The intense Spaniards are on the verge of levelling up, and they won’t be playing the smaller of the two stages (Community Festival’s N4 Stage) anywhere after this festival season.
Moving over to the big wigs stage will put you in front of Marmozets. Britain’s answer to Paramore, Marmozets are real life rock legends. Versatile, thoughtful and destroying stages globally, they are truly incredible and (in our incredibly important opinion) could easily headline.
Whether you prefer their four to the floor anthems, or their more considered cocktails of creeping riffs, hissing hi-hats and erupting vocals, Marmozets will be remembered as a cornerstone of our generation’s rock bands. We are not worthy.
Stick around on the main stage, no doubt reeling on your heels, for the next act, Sundara Karma. Let's get all of these out of the way quickly: indie, indie-pop, rock, art-rock, pop. I'd love to be able to call these guys a pop band - what a wonderful place for pop to have landed - but they really aren't. They're a band with charisma, early-Spector choruses, and endless waterfalls of guitars.
Guitars that shimmer through waves of reverb, synths that would make Slippery When Wet blush and melodies torn from the Springsteen songbook; coming together to make something wholly new, that could only have happened in a post-Arctic Fire world.
Finally, let’s talk Circa Waves. We caught them at the first headline slot at LeeFest back in 2016 and have been besotted ever since.
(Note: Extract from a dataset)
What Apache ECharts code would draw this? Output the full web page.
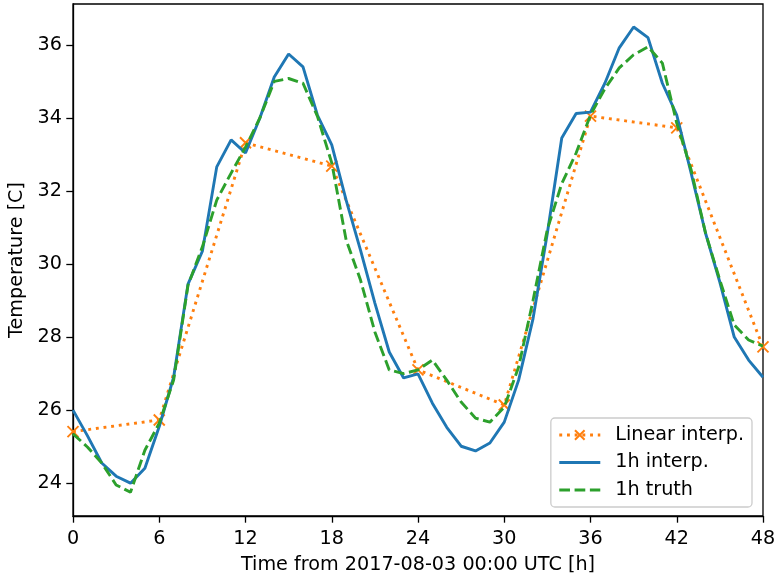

We knew they had it then and boy oh boy do I never get tired of being right. They’re catchy, earnest and masters of the shouted refrain.
More dramatic vocal hooks, more distortion, and if at all possible, even more urgency seems to be injected in their output year upon year. There’s Muse in their bass lines and barbed wire round their riffs. Long gone are the Kooks-tinted vocals and trebley joys of youth. Circa Waves demand to be taken seriously.
The long and short of it is, if you want to jump around to a combination of brand new and once brand new bands, I'm not sure there's a better way to spend a day.